The maximum effect for both alprazolam doses was significantly greater versus placebo for six designated endpoints, confirming study validity. Drug Liking (at this moment) VAS E_max was significantly lower for brivaracetam 50mg than alprazolam (both doses); there were no significant differences between brivaracetam 200mg and alprazolam (both doses), and brivaracetam 1000mg and alprazolam 1.5mg. Brivaracetam 1000mg (supratherapeutic single dose) had significantly higher Drug Liking (at this moment) VAS E_max than alprazolam 3mg. Overall, Drug Liking VAS E_max for brivaracetam 50 and 200mg was not significantly different from alprazolam (both doses). Brivaracetam 1000mg had significantly higher Overall Drug Liking VAS E_max than alprazolam 1.5mg, but was not significantly different from alprazolam 3mg.
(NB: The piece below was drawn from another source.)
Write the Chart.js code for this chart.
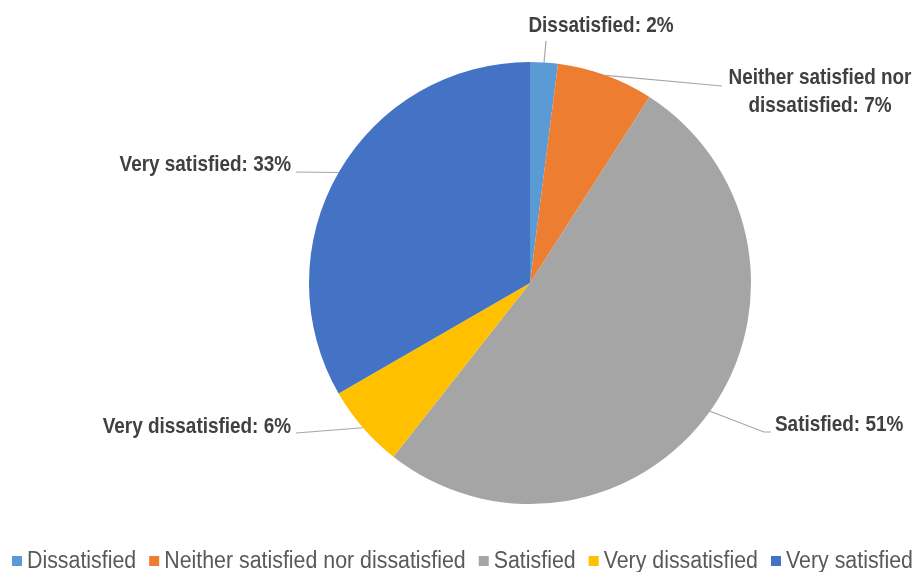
<!DOCTYPE html>
<html>
<head>
<meta charset="utf-8">
<title>Satisfaction</title>
<script src="https://cdn.jsdelivr.net/npm/chart.js@4/dist/chart.umd.min.js"></script>
<style>
    html, body { margin: 0; padding: 0; background: #fff; }
    #wrap { width: 921px; height: 572px; position: relative; }
</style>
</head>
<body>
<div id="wrap"><canvas id="satisfaction-pie"></canvas></div>
<script>
// Data
var categories = ['Dissatisfied', 'Neither satisfied nor dissatisfied', 'Satisfied', 'Very dissatisfied', 'Very satisfied'];
var shares = [2, 7, 51, 6, 33];
var colors = ['#5B9BD5', '#ED7D31', '#A5A5A5', '#FFC000', '#4472C4'];

// Label boxes (text lines, position, alignment) and where the leader stops
var labelLines = [
    ['Dissatisfied: '],
    ['Neither satisfied nor', 'dissatisfied: '],
    ['Satisfied: '],
    ['Very dissatisfied: '],
    ['Very satisfied: ']
];
var labelLayout = [
    { x: 601, y: 26, align: 'center', lineEnd: [546, 41] },
    { x: 820, y: 78, align: 'center', lineEnd: [722, 86] },
    { x: 775, y: 425, align: 'left', lineEnd: [764, 432], elbow: [771, 432] },
    { x: 291, y: 427, align: 'right', lineEnd: [296, 433] },
    { x: 291, y: 165, align: 'right', lineEnd: [296, 172] }
];

/**
 * Draw text squeezed horizontally
 */
function drawNarrowText(ctx, text, x, y, align, sx) {
    var w = ctx.measureText(text).width * sx;
    var left = align === 'center' ? x - w / 2 : (align === 'right' ? x - w : x);
    ctx.save();
    ctx.translate(left, y);
    ctx.scale(sx, 1);
    ctx.textAlign = 'left';
    ctx.fillText(text, 0, 0);
    ctx.restore();
    return w;
}

// Data labels with leader lines
var pieLabels = {
    id: 'pieLabels',
    afterDatasetsDraw: function (chart) {
        var ctx = chart.ctx;
        var arcs = chart.getDatasetMeta(0).data;
        ctx.save();
        ctx.font = 'bold 22px "Liberation Sans", Arial, sans-serif';
        ctx.fillStyle = '#404040';
        ctx.textBaseline = 'middle';
        arcs.forEach(function (arc, i) {
            var layout = labelLayout[i];
            var mid = (arc.startAngle + arc.endAngle) / 2;
            var ax = arc.x + Math.cos(mid) * arc.outerRadius;
            var ay = arc.y + Math.sin(mid) * arc.outerRadius;

            // Leader line
            ctx.strokeStyle = '#A6A6A6';
            ctx.lineWidth = 1.2;
            ctx.beginPath();
            ctx.moveTo(ax, ay);
            ctx.lineTo(layout.lineEnd[0], layout.lineEnd[1]);
            if (layout.elbow)
                ctx.lineTo(layout.elbow[0], layout.elbow[1]);
            ctx.stroke();

            // Text
            var lines = labelLines[i].slice();
            lines[lines.length - 1] += shares[i] + '%';
            lines.forEach(function (line, n) {
                drawNarrowText(ctx, line, layout.x, layout.y + n * 28, layout.align, 0.86);
            });
        });
        ctx.restore();
    }
};

// Legend across the bottom
var bottomLegend = {
    id: 'bottomLegend',
    afterDraw: function (chart) {
        var ctx = chart.ctx;
        var left = 12, right = 913, cy = 561, box = 10, gapText = 5, gapItem = 13;
        ctx.save();
        ctx.font = '23px "Liberation Sans", Arial, sans-serif';
        ctx.textBaseline = 'middle';
        // Natural width, then squeeze to fit the span
        var natural = 0;
        categories.forEach(function (c, i) {
            natural += box + gapText + ctx.measureText(c).width + (i < categories.length - 1 ? gapItem : 0);
        });
        var textTotal = 0;
        categories.forEach(function (c) { textTotal += ctx.measureText(c).width; });
        var fixed = natural - textTotal;
        var sx = (right - left - fixed) / textTotal;
        var x = left;
        categories.forEach(function (c, i) {
            ctx.fillStyle = colors[i];
            ctx.fillRect(x, cy - box / 2, box, box);
            x += box + gapText;
            ctx.fillStyle = '#595959';
            x += drawNarrowText(ctx, c, x, cy + 1, 'left', sx) + gapItem;
        });
        ctx.restore();
    }
};

new Chart(document.getElementById('satisfaction-pie').getContext('2d'), {
    type: 'pie',
    data: {
        labels: categories,
        datasets: [{
            data: shares,
            backgroundColor: colors,
            borderWidth: 0,
            hoverOffset: 0
        }]
    },
    options: {
        responsive: true,
        maintainAspectRatio: false,
        animation: false,
        layout: {
            padding: { top: 62, bottom: 68, left: 309, right: 170 }
        },
        plugins: {
            legend: { display: false },
            tooltip: { enabled: false }
        }
    },
    plugins: [pieLabels, bottomLegend]
});
</script>
</body>
</html>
Feeling High VAS E_max was lower versus alprazolam with brivaracetam 50 and 200mg, while brivaracetam 1000mg was comparable with alprazolam (both doses). Addiction Research Center Inventory PCAG E_max for brivaracetam (all doses) was significantly lower than alprazolam (both doses). On the secondary/supportive endpoints, compared with alprazolam, brivaracetam had fewer positive effects (ARCI Morphine Benzedrine Group [euphoria]; Good Drug Effects VAS [50mg]) and fewer negative effects (Bad Drug Effects VAS; ARCI Lysergic Acid Diethylamide [dysphoria]). Brivaracetam was not significantly different from alprazolam for Take Drug Again VAS (50, 200mg). For most endpoints, brivaracetam (50-200mg) was not significantly different from levetiracetam (4000mg).

CONCLUSION

This study in healthy recreational CNS depressant users showed that single doses of brivaracetam 50mg (therapeutic single dose) had lower sedative, positive, and negative drug effects than alprazolam, while brivaracetam 200 and 1000mg (supratherapeutic single doses) were more similar to alprazolam. The subjective profile of brivaracetam appeared to be similar to that of levetiracetam, but further evaluation using a range of levetiracetam doses would be needed to confirm similar abuse potential.